The FCC’s major antitrust concern is that the combined Comcast-Time Warner Cable entity will control 35% of the total U.S. pay-TV market and almost 60% of the high-speed broadband (Internet) market. Notably, in Jan 2015, the FCC had raised the download and upload speeds of Internet to be deemed as broadband. The recent changes made in the minimum broadband speed will raise the combined Comcast-Time Warner Cable market share to more than 60% as Comcast serves a high percentage of high-end broadband users.

In favor of the deal, Comcast has argued that the two companies are not going to overlap each other’s operational territory. Furthermore, the deal will serve public interest as it will bring a better quality video and broadband services to Time Warner Cable customers and expand low income broadband options. However, the FCC did not find much potential in the arguments.

Immediate Impact of Deal Termination

The two proposed deal of the cable TV industry will be abandoned once Comcast opts out of the Time Warner Cable acquisition deal.

In Aug 2014, Comcast had decided to spin-off 3.9 million Time Warner Cable video subscribers as a separate entity only if the deal gets regulatory approval.
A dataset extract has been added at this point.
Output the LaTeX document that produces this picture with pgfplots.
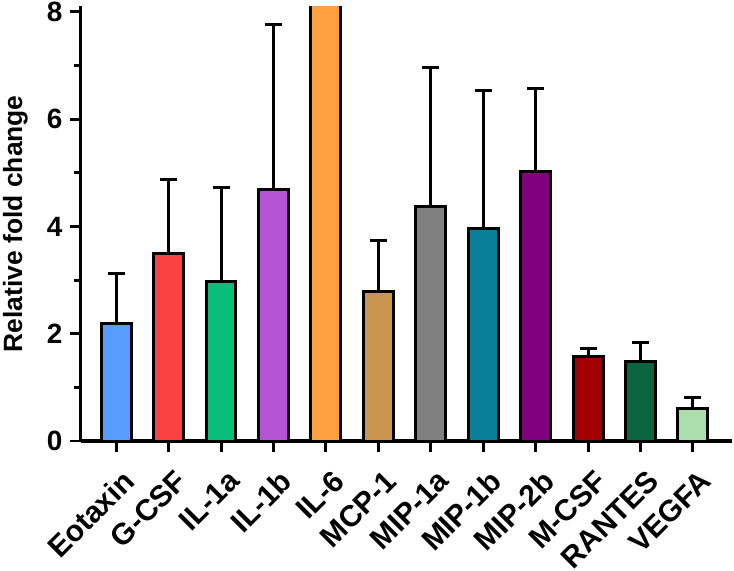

The new entity would have been named GreatLand Connections Inc., with Comcast controlling 67% and Charter Communications Inc. CHTR owing the remaining 33%. The total deal size stood at approximately $20 billion.

In Mar 2015, Bloomberg reported that Charter Communications was negotiating a buyout of privately held cable TV operator Bright House Networks LLC. The $10.4 billion bid of Charter Communications for Bright House was contingent on the completion of Comcast-Time Warner Cable deal. However, the deal now stands null and void.

Notably, it was the Charter Communications which had first expressed its desire to acquire Time Warner Cable and had placed the bid for the same. However, the company lost the race to Comcast. Charter Communications intends to place a renewed bid for Time Warner Cable if Comcast fails to clear regulatory hurdle.

FCC: Strict on Big Ticket Merger Deals

Over the last 4 years, telecom regulatory body the FCC appears to be very strict in its view regarding the formation of monopolistic power within the industry (telecom and pay-TV).

In 2011, telecom behemoth AT&T Inc. T placed a $39 billion bid for gaining full control of T-Mobile U.S. Inc. TMUS. Deutsche Telekom AG, the parent company of T-Mobile US, also provided its sanction for the deal. However, after a close scrutiny, the FCC thwarted AT&T’s attempt to acquire T-Mobile U.S., stating that it seeks a minimum of four national carriers in order to maintain competitiveness.

In Jul 2014, Sprint Corp. S offered $16 billion for a little over 50% stake in T-Mobile U.S. Again the deal was thoroughly evaluated by both the FCC and the DOJ. However, the regulators decided on the same and Sprint consequently opted out from the race.

In this regard, it is also important to mention that in Feb 2015, the FCC endorsed net neutrality laws which will classify high-speed broadband (Internet) as a public utility under Title II of the 1934 Communications Act instead of section 706 of the 1996 Telecom Act. The reclassification of Internet makes a radical change in the way the government treats high-speed broadband service and Internet Service Providers (ISP). The FCC can strongly regulate the ISPs now.

Bottom Line

In spite of FCC’s strict vigil, we believe that the U.S. telecom industry is likely to witness more mergers and acquisitions going forward. The U.S. pay-TV and high-speed data markets are intensely competitive and almost saturated. Success in these businesses largely depends on technical superiority, quality of services and scalability. This will compel small players to merge with larger peers.

On the other hand, owing to the rising demand for scarce and valuable wireless spectrum, mergers and acquisitions have increased exponentially in the mobile service industry. While established players need more spectrum to gain competitiveness, small players prefer to collaborate with stronger rivals rather than trying to establish a nationwide foothold which is extremely capital-intensive.